Animal health economics - assessing change Flashcards
Commonest methods of assessing change in livestock systems
- partial budget analysis
- investment approasal (referred to as cost-benefit analysis for regional or national assessments)
- other tools incorporate risk (sensitivity analysis and decision tree analysis)
Use - partial budgeting
- to assess small changes in farming systems, a livestock sector enterprise or an existing organisation.
- most commonly when considering a new input, enterprse or farm ractice (e.g new medication)
- its conceptual basis is used when introducing time into analysis to assess change
What to do if partial budgeting costs/benefits occur in different time periods
- introduce discounting
Result of partial budgeting
A marginal analysis not designed to show the profit or loss of the farm as a whole but the net increase or decrease in net farm income resulting from proposed changes. It compares marginal costs versus marginal benefits.
What is partial budgeting based on?
expect values
4 components of partial budget
COSTS: new costs, revenue foregone
BENEFITS: costs saved, new revenue
What is a partial budget not capable of?
- not capable of examining seasonal resource flows
- unsuitable for enterprises that have irregular or lumpy outputs/inputs
Why is partial budget restricted?
carried out for a year or a production cycle
How do you assess a change inmanagement or investmaent that affects outputs over a number of years?
investment appraisal (known as cost-benefit analysis for regional and national assessments)
How is an investment appraisal different to partial budget?

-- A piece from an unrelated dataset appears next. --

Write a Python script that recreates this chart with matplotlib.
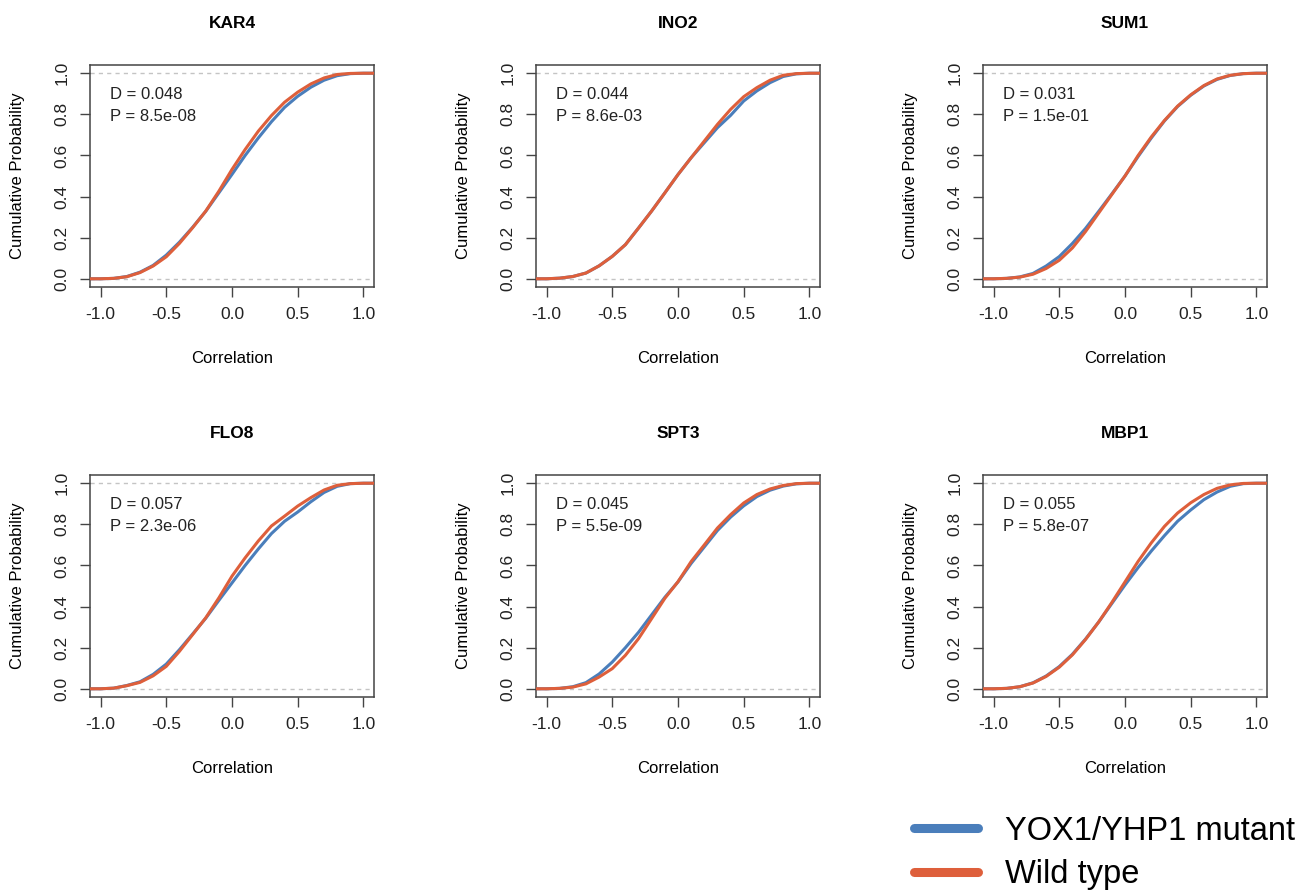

it uses basic framework of partial budgets (costs and benefits of change) but note WHEN these occur (thus adds the concept of the time value of money)
What is discounting?
converting future money values into current present value (e.g. something worth £121,000 in 2 years time that is worth £100,000 now if invested with 10% interest.). Discounting requires a rate known as a discount rate. This doesn’t necessarily equate to the rate of interest offered at banks.
FOrmula - discounting
a basic principle is that a £ now is worth more than a £ to be received some time in the future because that (present) £ received can be invested at interest to accumulate more than its original value.

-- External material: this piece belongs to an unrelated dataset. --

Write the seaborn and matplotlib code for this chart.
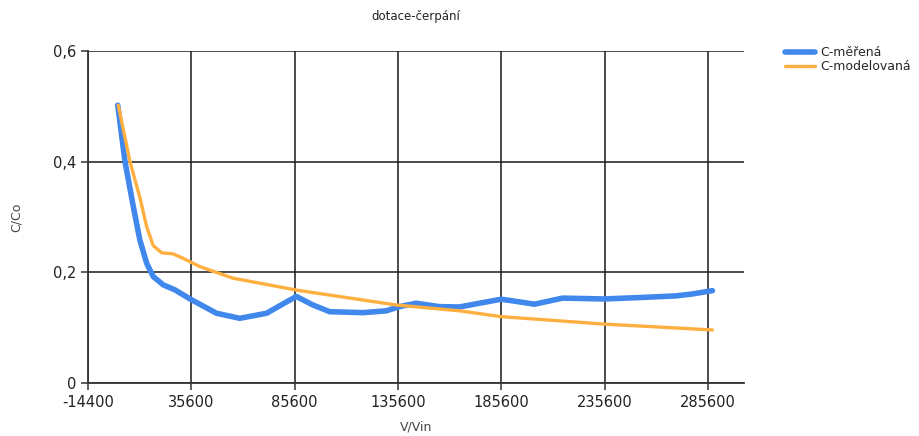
import numpy as np
import pandas as pd
import matplotlib
matplotlib.use('Agg')
import matplotlib.pyplot as plt
import seaborn as sns

# --- data ---
x_mer = [0, 3500, 7500, 10700, 14000, 17150, 22000, 27600, 35700, 47800, 59000,
         72000, 81600, 86400, 94400, 102500, 118600, 129900, 136300, 144400,
         155600, 165300, 174900, 185500, 191100, 201600, 215200, 235400, 252300,
         270000, 278000, 287700]
c_mer = [0.502, 0.40, 0.319, 0.258, 0.216, 0.192, 0.177, 0.168, 0.150, 0.1256, 0.1165,
         0.1256, 0.146, 0.156, 0.1406, 0.1285, 0.1267, 0.130, 0.1376, 0.1437,
         0.1376, 0.137, 0.1437, 0.151, 0.148, 0.142, 0.153, 0.1515, 0.154,
         0.157, 0.1605, 0.1665]

x_mod = [250, 5900, 10700, 14000, 17150, 21200, 26800, 31600, 39700, 55800,
         81600, 86400, 134700, 165300, 174900, 185500, 235400, 287700]
c_mod = [0.502, 0.40, 0.335, 0.282, 0.248, 0.235, 0.233, 0.225, 0.21, 0.189,
         0.171, 0.1675, 0.1406, 0.130, 0.125, 0.1195, 0.106, 0.0954]

x_ticks = [-14400, 35600, 85600, 135600, 185600, 235600, 285600]
y_ticks = [0, 0.2, 0.4, 0.6]
y_labels = ['0', '0,2', '0,4', '0,6']

df = pd.concat([
    pd.DataFrame({'V': x_mer, 'C': c_mer, 'serie': 'C-měřená'}),
    pd.DataFrame({'V': x_mod, 'C': c_mod, 'serie': 'C-modelovaná'}),
])

sns.set_style('white')
plt.rcParams['font.family'] = ['DejaVu Sans']

fig = plt.figure(figsize=(9.19, 4.36), dpi=100)
ax = fig.add_axes([88 / 919, 1 - 382.7 / 436, (744 - 88) / 919, (382.7 - 51) / 436])

sns.lineplot(data=df, x='V', y='C', hue='serie', size='serie',
             palette={'C-měřená': '#4188ec', 'C-modelovaná': '#ffaf3f'},
             sizes={'C-měřená': 4.0, 'C-modelovaná': 2.4},
             ax=ax, sort=False, zorder=3)
for ln in ax.lines:
    ln.set_solid_joinstyle('round')
    ln.set_solid_capstyle('round')

ax.set_xlim(-14400, 303000)
ax.set_ylim(0, 0.6)
ax.set_xticks(x_ticks)
ax.set_xticklabels([str(t) for t in x_ticks])
ax.set_yticks(y_ticks)
ax.set_yticklabels(y_labels)
ax.grid(True, color='#1a1a1a', linewidth=1.1)
ax.tick_params(axis='both', direction='out', length=5, width=1.1, color='#333333',
               labelsize=10.5, labelcolor='#222222', bottom=True, left=True)
for s in ['top', 'right']:
    ax.spines[s].set_visible(False)
for s in ['left', 'bottom']:
    ax.spines[s].set_color('#333333')
    ax.spines[s].set_linewidth(1.3)

ax.set_title('dotace-čerpání', fontsize=8.5, color='#222222', pad=22)
ax.set_xlabel('V/Vin', fontsize=9, color='#444444', labelpad=8)
ax.set_ylabel('C/Co', fontsize=9, color='#444444', labelpad=22)

leg = ax.legend(loc='upper left', bbox_to_anchor=(1.055, 1.03), frameon=False,
                fontsize=9, handlelength=2.4, handletextpad=0.4, labelspacing=0.1,
                borderaxespad=0)

fig.savefig('out.png', dpi=100)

T/F: when all benefits and costs are converted to present values it is possible to compare them
True - commonly done using three decision-making criteria: net-present value, internal rate of return and the benefit-cost ratio. These have strengths/weaknesses, thus common to present the results of an investment appraisal with all 3 measures of project worth - indicate the economic profitability of an investment
When is financial feasibility evaluated?
once economic profitability of various investments have been analysed and alternative chose.
Aim - financial feasibility analysis
determine whether/not the investment project witll generate sufficient cash income to make the principal and interest payments on the borrowed funds used to purchase the asset.